A tradition holds that the seventh son of a family is doomed to turn into a werewolf — known as "el lobison" in Argentina — after his 13th birthday and will stalk the night in its beastly form, according to the Independent. The legend stems from indigenous folklore and melded with superstitions of European settlers in the 19th century. The fear of this werewolf-child was so pronounced that many seventh sons were killed after they were born, which started the practice in 1907 of Argentine leaders taking these children symbolically under their wing.
In the past half-century, the ceremonies have been opened up to girls and now, for the first time, Jews. The Tawil family appealed to the Argentine government as early as the 1990s to have the practice extended to non-Catholic families. The boy's new status as the president's godson wins him a gold medal as well as a full educational scholarship, according to the Independent.
Tales of shape-shifting demons and feral monsters slaughtering livestock can be found in many parts of Latin America. This Argentine iteration can be traced to a local Guarani story of the seven cursed spawn of Tau, an evil mythological spirit, and Kerana, a beautiful woman he seduced and kidnapped. The seventh son was "Luison," who appears sometimes in the shape of a small dog and feeds on corpses.

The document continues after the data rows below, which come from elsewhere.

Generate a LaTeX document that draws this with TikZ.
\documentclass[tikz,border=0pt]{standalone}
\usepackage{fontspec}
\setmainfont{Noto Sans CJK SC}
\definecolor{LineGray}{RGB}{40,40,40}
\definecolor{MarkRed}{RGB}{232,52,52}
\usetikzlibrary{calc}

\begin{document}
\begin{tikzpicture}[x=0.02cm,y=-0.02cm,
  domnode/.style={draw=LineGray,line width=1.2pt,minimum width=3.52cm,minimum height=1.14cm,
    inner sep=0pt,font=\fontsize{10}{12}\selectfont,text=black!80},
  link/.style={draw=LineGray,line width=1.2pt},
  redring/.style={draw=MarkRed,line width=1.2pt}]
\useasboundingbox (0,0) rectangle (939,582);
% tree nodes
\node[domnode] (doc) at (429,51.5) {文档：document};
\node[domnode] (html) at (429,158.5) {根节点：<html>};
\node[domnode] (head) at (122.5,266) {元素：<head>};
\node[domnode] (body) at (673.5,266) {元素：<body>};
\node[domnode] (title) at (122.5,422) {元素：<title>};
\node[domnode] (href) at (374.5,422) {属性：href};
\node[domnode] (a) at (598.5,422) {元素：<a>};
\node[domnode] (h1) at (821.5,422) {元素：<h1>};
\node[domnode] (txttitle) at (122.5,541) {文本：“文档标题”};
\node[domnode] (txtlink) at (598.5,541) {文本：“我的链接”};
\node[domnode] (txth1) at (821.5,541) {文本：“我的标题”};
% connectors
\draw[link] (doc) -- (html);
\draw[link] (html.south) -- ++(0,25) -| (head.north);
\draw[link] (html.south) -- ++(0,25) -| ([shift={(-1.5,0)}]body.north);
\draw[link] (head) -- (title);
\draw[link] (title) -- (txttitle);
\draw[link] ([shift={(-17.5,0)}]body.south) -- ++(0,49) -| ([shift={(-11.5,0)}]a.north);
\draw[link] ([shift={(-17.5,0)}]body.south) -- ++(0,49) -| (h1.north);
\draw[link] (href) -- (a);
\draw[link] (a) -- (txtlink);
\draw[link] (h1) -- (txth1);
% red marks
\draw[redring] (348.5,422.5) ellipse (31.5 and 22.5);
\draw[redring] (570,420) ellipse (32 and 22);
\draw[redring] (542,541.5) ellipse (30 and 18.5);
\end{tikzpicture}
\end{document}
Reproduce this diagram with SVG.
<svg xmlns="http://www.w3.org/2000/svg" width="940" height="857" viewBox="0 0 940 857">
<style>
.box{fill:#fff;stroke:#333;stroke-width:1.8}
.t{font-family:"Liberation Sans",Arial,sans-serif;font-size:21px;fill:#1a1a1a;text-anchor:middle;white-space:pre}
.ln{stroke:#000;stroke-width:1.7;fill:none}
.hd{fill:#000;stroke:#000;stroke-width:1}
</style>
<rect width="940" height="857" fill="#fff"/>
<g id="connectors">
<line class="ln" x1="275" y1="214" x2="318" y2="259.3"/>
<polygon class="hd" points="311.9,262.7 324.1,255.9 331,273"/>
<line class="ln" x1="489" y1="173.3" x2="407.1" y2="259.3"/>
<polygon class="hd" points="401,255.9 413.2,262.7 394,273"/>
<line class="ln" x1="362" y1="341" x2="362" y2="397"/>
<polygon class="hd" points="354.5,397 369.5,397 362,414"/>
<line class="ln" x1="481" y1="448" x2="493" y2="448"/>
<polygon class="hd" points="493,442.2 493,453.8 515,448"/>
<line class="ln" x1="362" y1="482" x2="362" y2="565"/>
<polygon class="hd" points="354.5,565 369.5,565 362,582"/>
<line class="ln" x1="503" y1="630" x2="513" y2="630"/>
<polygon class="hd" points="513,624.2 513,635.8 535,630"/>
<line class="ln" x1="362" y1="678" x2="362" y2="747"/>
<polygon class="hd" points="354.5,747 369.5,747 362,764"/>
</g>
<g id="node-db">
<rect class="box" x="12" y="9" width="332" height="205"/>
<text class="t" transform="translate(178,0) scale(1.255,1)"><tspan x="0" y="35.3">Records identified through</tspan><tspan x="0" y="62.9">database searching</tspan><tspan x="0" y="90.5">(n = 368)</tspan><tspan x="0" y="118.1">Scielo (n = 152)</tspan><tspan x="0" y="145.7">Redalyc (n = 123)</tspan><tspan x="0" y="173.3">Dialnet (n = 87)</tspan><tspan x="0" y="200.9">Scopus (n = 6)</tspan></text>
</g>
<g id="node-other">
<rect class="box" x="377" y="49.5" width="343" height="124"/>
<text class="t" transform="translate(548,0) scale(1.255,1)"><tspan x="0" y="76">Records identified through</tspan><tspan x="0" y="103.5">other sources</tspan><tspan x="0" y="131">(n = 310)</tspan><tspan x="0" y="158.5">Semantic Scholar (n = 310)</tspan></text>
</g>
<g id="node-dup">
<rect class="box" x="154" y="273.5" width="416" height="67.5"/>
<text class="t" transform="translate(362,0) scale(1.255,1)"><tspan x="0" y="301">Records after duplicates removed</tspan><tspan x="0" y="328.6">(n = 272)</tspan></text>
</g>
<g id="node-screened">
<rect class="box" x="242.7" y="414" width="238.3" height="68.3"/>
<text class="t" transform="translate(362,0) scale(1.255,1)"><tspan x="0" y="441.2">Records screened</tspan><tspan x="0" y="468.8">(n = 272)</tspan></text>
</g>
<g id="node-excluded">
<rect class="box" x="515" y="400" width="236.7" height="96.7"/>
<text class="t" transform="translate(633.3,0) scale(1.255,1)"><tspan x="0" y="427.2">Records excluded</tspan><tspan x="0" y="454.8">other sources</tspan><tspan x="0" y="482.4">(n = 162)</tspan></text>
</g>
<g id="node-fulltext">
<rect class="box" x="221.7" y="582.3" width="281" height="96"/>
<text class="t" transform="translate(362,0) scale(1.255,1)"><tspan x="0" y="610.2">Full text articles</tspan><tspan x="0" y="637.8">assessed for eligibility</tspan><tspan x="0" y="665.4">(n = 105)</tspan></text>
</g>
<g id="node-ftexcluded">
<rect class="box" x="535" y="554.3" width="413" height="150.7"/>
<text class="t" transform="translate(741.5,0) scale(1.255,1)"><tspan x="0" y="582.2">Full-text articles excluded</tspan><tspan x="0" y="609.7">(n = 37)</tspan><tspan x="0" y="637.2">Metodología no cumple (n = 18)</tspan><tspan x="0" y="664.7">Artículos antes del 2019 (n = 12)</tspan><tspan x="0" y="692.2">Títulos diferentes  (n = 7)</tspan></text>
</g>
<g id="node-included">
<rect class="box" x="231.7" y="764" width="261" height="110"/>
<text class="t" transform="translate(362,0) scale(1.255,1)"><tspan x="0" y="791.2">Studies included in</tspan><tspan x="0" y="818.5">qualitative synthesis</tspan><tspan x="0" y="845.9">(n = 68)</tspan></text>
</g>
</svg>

Some historians dispute the connection between beliefs about this folk horror and the presidential act of adopting a seventh son as a godson, and say the latter is a distinct custom brought over by Eastern European migrants.
Americans should not be so quick to scoff at the tradition and its embrace by Argentina's head of state. After all, the U.S. president participates in the ritual pardoning of a fluffy and presumably bewildered animal every year.